This week, I’m starting a little series where I share tastings from the puerhs in Yunnan Sourcing’s sampler called “Introduction to Puerh.” I got this after my stitch and sip video where I was thinking that I should learn more about puerh. I’ve had really good luck with Yunnan Sourcing’s curated oolong samplers, so I figured they’d do a good job with a puerh sampler. The sampler has six different teas, half ripe and half raw puerh, with examples of each from a classic recipe, a single estate, and an aged sample. The aged samples are both older than fifteen years.

2015 Raw

So on to this tea. The 2015 Menghai raw is a piece taken off a larger cake. I used 7.4g in a 120-ml gaiwan with water at 190F. The dry leaf, as you can see, is slightly broken from the compression into the cake, and has a medium-deep brown color with some lighter bits.

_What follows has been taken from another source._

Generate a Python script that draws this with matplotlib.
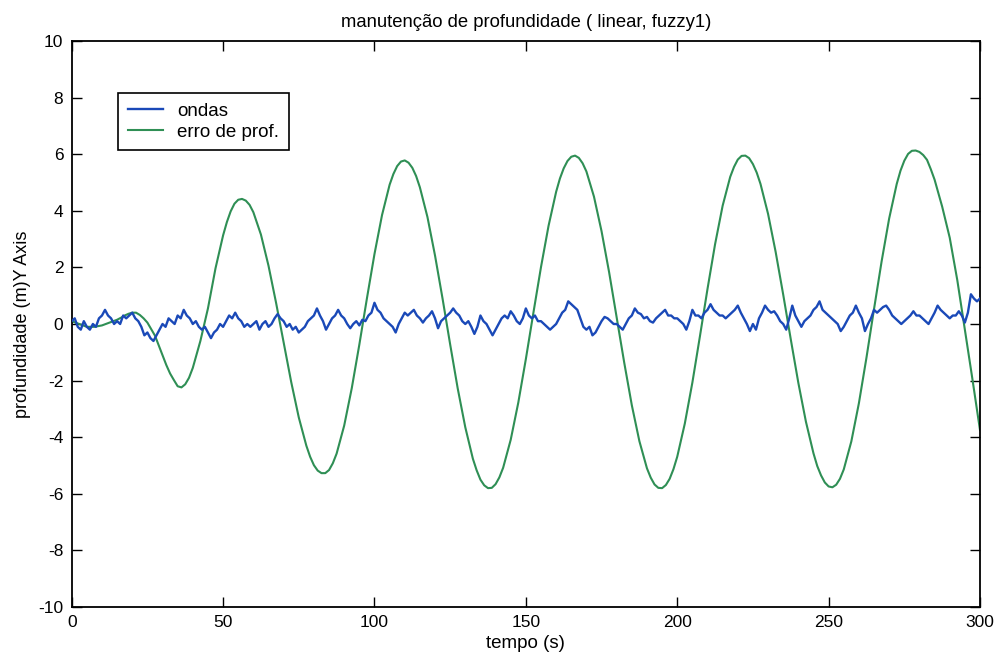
import numpy as np
import matplotlib
matplotlib.use("Agg")
import matplotlib.pyplot as plt

# ---- data ----
t_ondas = np.arange(0, 301, 1)  # 1 s sampling
ondas = [
    0.1, 0.2, -0.1, -0.2, 0.1, -0.1, -0.2, 0.0, -0.1, 0.2,
    0.3, 0.5, 0.3, 0.2, 0.0, 0.1, 0.0, 0.3, 0.2, 0.3,
    0.4, 0.2, 0.1, -0.1, -0.4, -0.3, -0.5, -0.6, -0.4, -0.2,
    0.0, -0.1, 0.2, 0.1, 0.0, 0.3, 0.2, 0.5, 0.3, 0.2,
    0.0, 0.1, -0.1, -0.2, -0.1, -0.3, -0.5, -0.3, -0.2, 0.0,
    -0.1, 0.1, 0.3, 0.2, 0.4, 0.2, 0.1, -0.1, 0.0, -0.1,
    0.0, 0.1, -0.2, 0.0, 0.1, -0.1, 0.0, 0.2, 0.35, 0.2,
    0.1, -0.1, 0.0, -0.2, -0.1, -0.3, -0.2, -0.1, 0.1, 0.2,
    0.3, 0.55, 0.3, 0.1, -0.2, 0.0, 0.2, 0.3, 0.5, 0.3,
    0.2, 0.0, -0.15, 0.0, 0.1, -0.05, 0.15, 0.1, 0.3, 0.4,
    0.75, 0.5, 0.4, 0.2, 0.1, 0.0, -0.1, -0.3, 0.0, 0.2,
    0.4, 0.3, 0.4, 0.5, 0.3, 0.2, 0.05, 0.2, 0.3, 0.45,
    0.2, -0.15, 0.1, 0.2, 0.3, 0.4, 0.55, 0.4, 0.3, 0.1,
    0.0, 0.1, -0.1, -0.35, -0.1, 0.3, 0.1, 0.0, -0.2, -0.4,
    -0.2, 0.0, 0.2, 0.3, 0.2, 0.45, 0.3, 0.1, 0.0, 0.2,
    0.55, 0.3, 0.2, 0.3, 0.1, 0.1, 0.0, -0.1, -0.2, -0.1,
    0.0, 0.2, 0.4, 0.5, 0.8, 0.7, 0.6, 0.5, 0.2, -0.1,
    -0.2, -0.1, -0.4, -0.3, -0.1, 0.1, 0.25, 0.2, 0.1, 0.0,
    0.0, -0.1, -0.2, 0.0, 0.2, 0.3, 0.55, 0.4, 0.35, 0.2,
    0.25, 0.1, 0.05, 0.2, 0.3, 0.4, 0.5, 0.3, 0.3, 0.2,
    0.2, 0.1, 0.0, -0.2, 0.1, 0.5, 0.3, 0.3, 0.2, 0.4,
    0.5, 0.7, 0.5, 0.4, 0.3, 0.3, 0.2, 0.3, 0.4, 0.5,
    0.65, 0.4, 0.2, 0.0, -0.25, 0.0, -0.2, 0.2, 0.4, 0.65,
    0.5, 0.4, 0.45, 0.3, 0.1, 0.0, -0.2, 0.2, 0.65, 0.3,
    0.1, -0.1, 0.1, 0.2, 0.3, 0.5, 0.6, 0.8, 0.5, 0.4,
    0.3, 0.2, 0.1, 0.0, -0.25, -0.1, 0.1, 0.3, 0.4, 0.65,
    0.4, 0.2, -0.25, 0.0, 0.2, 0.5, 0.4, 0.5, 0.6, 0.65,
    0.5, 0.3, 0.2, 0.1, 0.0, 0.1, 0.2, 0.3, 0.45, 0.3,
    0.3, 0.2, 0.1, 0.0, 0.2, 0.4, 0.65, 0.5, 0.4, 0.3,
    0.2, 0.3, 0.3, 0.45, 0.3, 0.05, 0.4, 1.05, 0.9, 0.8, 0.9,
]

# depth error, read every 2.5 s
t_erro = np.arange(0, 300.1, 2.5)
erro = [
    0.1, 0.0, -0.1, -0.1, -0.05, 0.05, 0.15, 0.3, 0.4, 0.32,
    0.05, -0.41, -1.1, -1.75, -2.2, -2.13, -1.55, -0.6, 0.55, 1.97,
    3.13, 3.98, 4.39, 4.36, 3.95, 3.16, 2.06, 0.75, -0.66, -2.05,
    -3.30, -4.30, -4.99, -5.27, -5.16, -4.58, -3.59, -2.27, -0.73, 0.90,
    2.47, 3.85, 4.92, 5.58, 5.78, 5.52, 4.83, 3.78, 2.42, 0.89,
    -0.72, -2.28, -3.65, -4.76, -5.50, -5.80, -5.66, -5.08, -4.09, -2.78,
    -1.24, 0.40, 2.01, 3.47, 4.67, 5.50, 5.91, 5.87, 5.39, 4.50,
    3.28, 1.83, 0.23, -1.37, -2.87, -4.14, -5.10, -5.67, -5.80, -5.47,
    -4.69, -3.52, -2.07, -0.43, 1.24, 2.82, 4.18, 5.20, 5.81, 5.95,
    5.65, 4.95, 3.89, 2.55, 1.04, -0.54, -2.08, -3.45, -4.57, -5.35,
    -5.74, -5.68, -5.14, -4.15, -2.80, -1.19, 0.53, 2.21, 3.73, 4.95,
    5.77, 6.12, 6.08, 5.8, 5.1, 4.15, 3.05, 1.55, -0.2, -1.95,
    -3.75,
]
# extra readings near the peaks and troughs
t_erro_pk = [16.25, 18.75, 21.25, 23.75, 31.25, 33.75, 36.25, 38.75,
             51.25, 53.75, 56.25, 58.75, 78.75, 81.25, 83.75, 86.25,
             106.25, 108.75, 111.25, 113.75, 133.75, 136.25, 138.75, 141.25,
             161.25, 163.75, 166.25, 168.75, 191.25, 193.75, 196.25, 198.75,
             218.75, 221.25, 223.75, 226.25, 246.25, 248.75, 251.25, 253.75,
             273.75, 276.25, 278.75, 281.25, 283.75]
erro_pk = [0.22, 0.36, 0.40, 0.20, -1.45, -1.98, -2.24, -1.90,
           3.60, 4.25, 4.42, 4.21, -4.69, -5.18, -5.27, -4.92,
           5.30, 5.74, 5.70, 5.23, -5.17, -5.70, -5.79, -5.42,
           5.14, 5.76, 5.95, 5.68, -5.43, -5.79, -5.69, -5.13,
           5.55, 5.94, 5.86, 5.35, -5.02, -5.60, -5.77, -5.47,
           5.42, 6.01, 6.13, 5.97, 5.47]

x_ticks = [0, 50, 100, 150, 200, 250, 300]
y_ticks = [-10, -8, -6, -4, -2, 0, 2, 4, 6, 8, 10]

title = "manutenção de profundidade ( linear, fuzzy1)"
xlabel = "tempo (s)"
ylabel = "profundidade (m)Y Axis"
labels = ["ondas", "erro de prof."]

# merge the two sets of readings of the green curve in time order
t_g = np.concatenate([t_erro, t_erro_pk])
v_g = np.concatenate([erro, erro_pk])
order = np.argsort(t_g, kind='stable')
t_g, v_g = t_g[order], v_g[order]

# ---- figure ----
plt.rcParams['font.family'] = ['Liberation Sans', 'DejaVu Sans']
W, H = 1002, 657
fig = plt.figure(figsize=(W / 100, H / 100), dpi=100)
left, right, top, bottom = 71.7, 980, 41, 607
ax = fig.add_axes([left / W, 1 - bottom / H, (right - left) / W, (bottom - top) / H])

blue = '#1a49b8'
green = '#2f8f55'
ax.plot(t_ondas, ondas, color=blue, lw=1.7, label=labels[0], zorder=3)
ax.plot(t_g, v_g, color=green, lw=1.5, label=labels[1], zorder=2)

ax.set_xlim(0, 300)
ax.set_ylim(-10, 10)
ax.set_xticks(x_ticks)
ax.set_yticks(y_ticks)
ax.set_xticklabels([str(v) for v in x_ticks])
ax.set_yticklabels([str(v) for v in y_ticks])
ax.tick_params(direction='in', length=7, width=1, top=True, right=True,
               labelsize=12.5, pad=6, colors='black')
for s in ax.spines.values():
    s.set_linewidth(1.3)
    s.set_color('black')

ax.set_title(title, fontsize=13.3, pad=10)
ax.set_xlabel(xlabel, fontsize=13.5, labelpad=3)
ax.set_ylabel(ylabel, fontsize=13, labelpad=5)

leg = ax.legend(loc='upper left', bbox_to_anchor=(0.0513, 0.9076), borderaxespad=0,
                fancybox=False, framealpha=1, edgecolor='black', fontsize=13.5,
                handlelength=1.9, handletextpad=0.75, labelspacing=0.22,
                borderpad=0.5)
leg.get_frame().set_linewidth(1.2)

fig.savefig("out.png", dpi=100)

It looks to have small leaves. After warming my teaware and the dry leaf, I got aromas of raisins and date bread.

I rinsed the tea and found the wet leaves gave off aromas of dried fruit on the gaiwan lid and damp earth on the leaves themselves. I steeped it starting wth ten seconds and increasing by five seconds each time, for eight steepings.

The first steeping had a light amber colored liquor and sweet malty aromas on the gaiwan lid, sweet and earthy aromas on the wet leaf, and a sweet fragrant aroma on the liquor itself. The mouthfeel was light, with a sweet and herbal flavor. The second steeping, some herbal aromas started coming out of the lid, while the leaf aroma settled into earthiness and a fruitcake and brandy aroma arose from the liquor itself. The liquor was slightly darker and had a rounder mouthfeel, with a spicy flavor reminiscent of alcohol.

By the third steeping, the bitterness started coming through. The lid and leaf aromas had taken on a henna aroma that I associate with raw puerh, and the liquor had a brandy aroma. The flavor had a pronounced but not unpleasant bitterness in the back of the throat with a floral and herbal quality to it, like hops. there was a little dried fruit in the flavor with no astringency and a syrupy mouthfeel.

On the fourth steeping, the bitterness mellowed and moved into the front of the mouth, with an almost umami savory quality to the flavor. The fifth steeping, I noticed more funky earthy aromas from the leaf and a purely bitter, non-sweet flavor from the liquor, with a tiny bit of dryness on the finish. The sixth and seventh steepings held steady with henna aromas and balanced bitterness with a dry finish. By the eighth steeping, it was still the same and I decided to finish the session.

The spent leaves were an even olive-green color and showed mostly broken leaves. I’m excited by this as a really excellent example of the delights of bitterness in a raw puerh, and I’m curious how the other samples compare.

Comments

2 Comments

  1. November 26, 2019

    Hm… I’m intrigued by this “Introduction to Puerh” set. I have no experience with this kind of tea, and I find it mighty intimidating. But, it’s sort of on my 2020 to-do list to explore puerh tea; I just wasn’t sure where to even start!

    Liked by 1 person

    • November 26, 2019

      That’s exactly why I got the set! My experience is a bit haphazard.